Industrial Equipment & Machinery
The bottom line:
The Product needed a strong bond between ceramic and metal.
Here is what the lead engineer said about this project: “This was one of the more difficult problems I've worked on. I almost thought it was too complicated to solve. But by using designed experiments...I was able to sort through the data and understand the process.” (Gregory Ferguson, Quality Digest July 1999)
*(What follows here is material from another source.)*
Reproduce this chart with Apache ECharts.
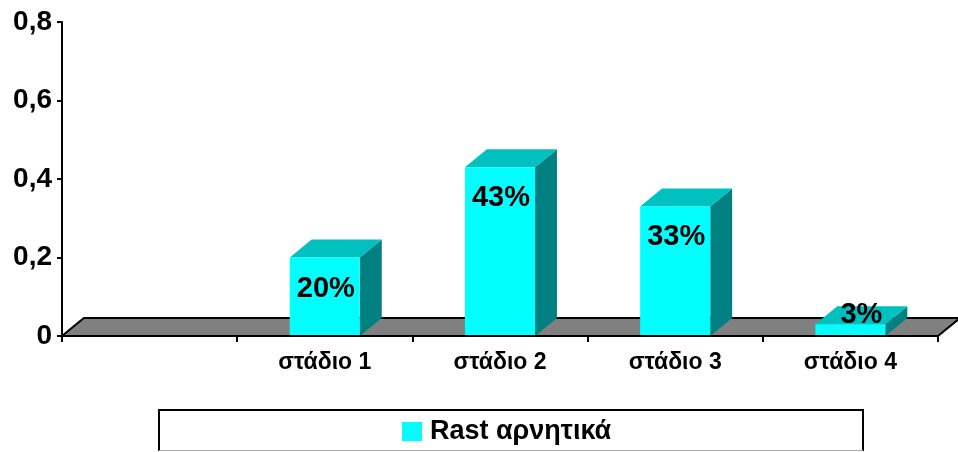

The product had a ceramic component which was coated with a metallic layer, but the two materials were not bonding properly. Engineers first varied the paste that coated the ceramic part, along with the time and temperature of the paste solution. These experimental parts went through the rest of the metal adhesion process. A Kovar metal strip was brazed to the metallic surface; the force that it took to remove the Kovar strip was measured with a pressure transducer. This force was considered the experimental response i.e. a higher force meant a stronger adhesive bond between the ceramic and the metal.
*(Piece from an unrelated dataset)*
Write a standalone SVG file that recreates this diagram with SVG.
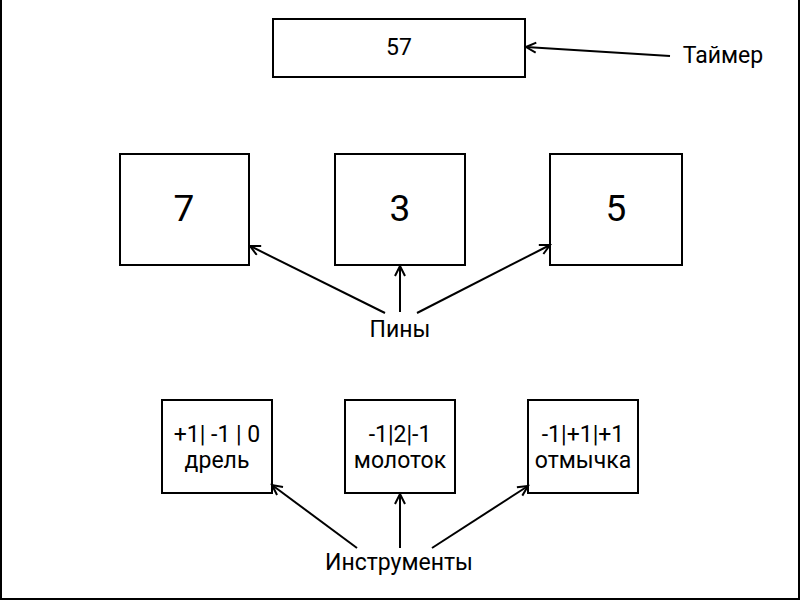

The three initial factors (variables) produced no significant difference in bond strength. Knowing which process factors are not critical to the final product was a benefit of this work.
With a series of designed experiments over several months, engineers covered every possible factor in the bonding process. They determined a strong correlation between the type of grinding wheel used to prepare the ceramic surface and the final strength of the ceramic:metal bond. Using that certain type of grinding wheel to prepare the ceramic surface was the factor that produced the strongest ceramic:metal bond.